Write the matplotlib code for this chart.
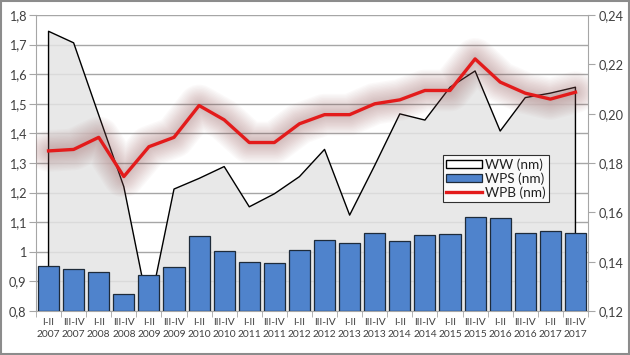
import numpy as np
import matplotlib as mpl
mpl.use('Agg')
import matplotlib.pyplot as plt
from matplotlib.patches import Rectangle, Patch
from matplotlib.lines import Line2D

plt.rcParams['font.family'] = ['Lato', 'DejaVu Sans']

# periods (half-years)
periods = ['I-II\n2007', 'III-IV\n2007', 'I-II\n2008', 'III-IV\n2008',
           'I-II\n2009', 'III-IV\n2009', 'I-II\n2010', 'III-IV\n2010',
           'I-II\n2011', 'III-IV\n2011', 'I-II\n2012', 'III-IV\n2012',
           'I-II\n2013', 'III-IV\n2013', 'I-II\n2014', 'III-IV\n2014',
           'I-II\n2015', 'III-IV\n2015', 'I-II\n2016', 'III-IV\n2016',
           'I-II\n2017', 'III-IV\n2017']

# WW (nm) - left axis
ww = [1.745, 1.706, 1.462, 1.220, 0.800, 1.212, 1.248, 1.288, 1.152, 1.196,
      1.254, 1.346, 1.124, 1.292, 1.466, 1.445, 1.556, 1.611, 1.408, 1.521,
      1.536, 1.556]

# WPS (nm) - right axis
wps = [0.1384, 0.1372, 0.1360, 0.1267, 0.1346, 0.1379, 0.1505, 0.1444,
       0.1397, 0.1393, 0.1446, 0.1487, 0.1476, 0.1517, 0.1482, 0.1507,
       0.1514, 0.1580, 0.1576, 0.1518, 0.1525, 0.1518]

# WPB (nm) - right axis
wpb = [0.1849, 0.1855, 0.1904, 0.1745, 0.1866, 0.1904, 0.2033, 0.1975,
       0.1883, 0.1883, 0.1959, 0.1996, 0.1996, 0.2040, 0.2056, 0.2094,
       0.2094, 0.2222, 0.2128, 0.2083, 0.2059, 0.2087]

left_ticks = [0.8, 0.9, 1.0, 1.1, 1.2, 1.3, 1.4, 1.5, 1.6, 1.7, 1.8]
left_labels = ['0,8', '0,9', '1', '1,1', '1,2', '1,3', '1,4', '1,5', '1,6', '1,7', '1,8']
right_ticks = [0.12, 0.14, 0.16, 0.18, 0.20, 0.22, 0.24]
right_labels = ['0,12', '0,14', '0,16', '0,18', '0,20', '0,22', '0,24']

x = np.arange(len(periods))
axis_col = '#a6a6a6'
text_col = '#404040'

fig = plt.figure(figsize=(6.3, 3.55), dpi=100)
ax = fig.add_axes([36/630, 44/355, 552/630, 296/355])

# WW area
ax.fill_between(x, 0.8, ww, facecolor='#e4e4e4', edgecolor='none', alpha=0.85, zorder=1)
ax.plot(np.r_[x[0], x, x[-1]], np.r_[0.8, ww, 0.8], color='black', lw=1.0, zorder=2)

ax.set_xlim(-0.5, len(periods) - 0.5)
ax.set_ylim(0.8, 1.8)
ax.set_yticks(left_ticks)
ax.set_yticklabels(left_labels)
ax.grid(axis='y', color=axis_col, lw=1.0, zorder=0)
ax.set_axisbelow(True)
ax.set_xticks(x)
ax.set_xticklabels(periods, fontsize=7.4, color=text_col, linespacing=1.5)
ax.set_xticks(np.arange(-0.5, len(periods), 1), minor=True)
ax.tick_params(axis='x', which='major', length=0, pad=5)
ax.tick_params(axis='x', which='minor', length=4, color=axis_col)
ax.tick_params(axis='y', length=5, color=axis_col, labelsize=9.2, labelcolor=text_col, pad=2)
for s in ['top', 'right']:
    ax.spines[s].set_visible(False)
ax.spines['left'].set_color(axis_col)
ax.spines['bottom'].set_color(axis_col)

ax2 = ax.twinx()
ax2.bar(x, np.array(wps) - 0.12, bottom=0.12, width=0.84, color='#4f83cc',
        edgecolor='#1e2b3a', lw=0.9, zorder=2)

# soft glow behind WPB line
for lw in np.linspace(30, 4, 14):
    ax2.plot(x, wpb, color='#9a5a5a', lw=lw, alpha=0.03, solid_capstyle='round',
             solid_joinstyle='round', zorder=3)
ax2.plot(x, wpb, color='#e31b1b', lw=2.4, solid_joinstyle='round', zorder=4)

ax2.set_ylim(0.12, 0.24)
ax2.set_yticks(right_ticks)
ax2.set_yticklabels(right_labels)
ax2.tick_params(axis='y', length=5, color=axis_col, labelsize=9.2, labelcolor=text_col, pad=3)
for s in ['top', 'left', 'bottom']:
    ax2.spines[s].set_visible(False)
ax2.spines['right'].set_color(axis_col)

handles = [Patch(facecolor='white', edgecolor='black', lw=1.0, label='WW (nm)'),
           Patch(facecolor='#4f83cc', edgecolor='#1e2b3a', lw=0.9, label='WPS (nm)'),
           Line2D([], [], color='#e31b1b', lw=2.4, label='WPB (nm)')]
leg = ax2.legend(handles=handles, loc='upper left', bbox_to_anchor=(407/552, 1 - 140/296),
                 fontsize=9.8, frameon=True, fancybox=False, handlelength=2.6,
                 handleheight=0.55, handletextpad=0.2, borderpad=0.25,
                 labelspacing=0.1, borderaxespad=0)
leg.get_frame().set_edgecolor('black')
leg.get_frame().set_linewidth(0.8)
for t in leg.get_texts():
    t.set_color('#202020')
leg.set_zorder(10)

# chart border
fig.patches.append(Rectangle((0.002, 0.003), 0.996, 0.994, transform=fig.transFigure,
                             fill=False, edgecolor='#8c8c8c', lw=1.5))

fig.savefig('out.png', dpi=100)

AIM:
Up to and including the line containing "plt.rcParams['font.family'] = ['Lato', 'DejaVu", repeat every line from the start of the data, but none of the pictures.

PROBLEM SOLUTION:
Write the matplotlib code for this chart.
import numpy as np
import matplotlib as mpl
mpl.use('Agg')
import matplotlib.pyplot as plt
from matplotlib.patches import Rectangle, Patch
from matplotlib.lines import Line2D

plt.rcParams['font.family'] = ['Lato', 'DejaVu Sans']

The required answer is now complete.